Farm3D: Learning Articulated 3D Animals by Distilling 2D Diffusion
Tomas Jakab, Ruining Li, Shangzhe Wu, Christian Rupprecht, Andrea Vedaldi
TL;DR
Farm3D tackles the problem of learning category-level articulated 3D reconstruction from monocular images without real training data. It leverages synthetic images generated by a pre-trained 2D diffusion model and extends score-based learning (SDS) to supervise a monocular, category-specific 3D reconstructor that outputs controllable articulated meshes in a single forward pass. Key contributions include demonstrating effective category-level 3D learning from diffusion-generated data, introducing an Animodel synthetic dataset for direct 3D evaluation, and enabling fast, editable 3D asset synthesis (lighting, texture, articulation) at test time.
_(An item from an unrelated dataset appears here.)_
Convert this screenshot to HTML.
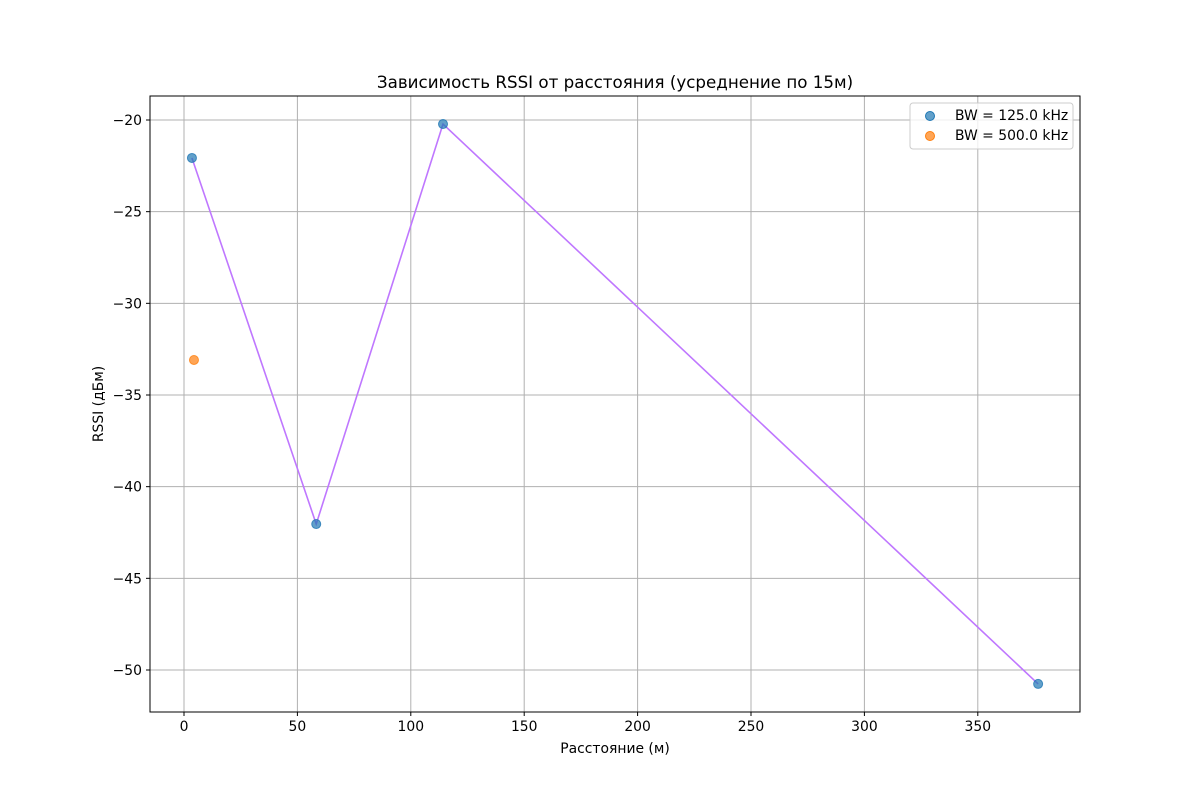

The approach reduces data collection burdens and delivers practical 3D reconstruction and synthesis suitable for games and visualization, while maintaining competitive performance with methods trained on real data.
Abstract
We present Farm3D, a method for learning category-specific 3D reconstructors for articulated objects, relying solely on "free" virtual supervision from a pre-trained 2D diffusion-based image generator. Recent approaches can learn a monocular network that predicts the 3D shape, albedo, illumination, and viewpoint of any object occurrence, given a collection of single-view images of an object category. However, these approaches heavily rely on manually curated clean training data, which are expensive to obtain. We propose a framework that uses an image generator, such as Stable Diffusion, to generate synthetic training data that are sufficiently clean and do not require further manual curation, enabling the learning of such a reconstruction network from scratch. Additionally, we incorporate the diffusion model as a score to enhance the learning process. The idea involves randomizing certain aspects of the reconstruction, such as viewpoint and illumination, generating virtual views of the reconstructed 3D object, and allowing the 2D network to assess the quality of the resulting image, thus providing feedback to the reconstructor. Unlike work based on distillation, which produces a single 3D asset for each textual prompt, our approach yields a monocular reconstruction network capable of outputting a controllable 3D asset from any given image, whether real or generated, in a single forward pass in a matter of seconds. Our network can be used for analysis, including monocular reconstruction, or for synthesis, generating articulated assets for real-time applications such as video games.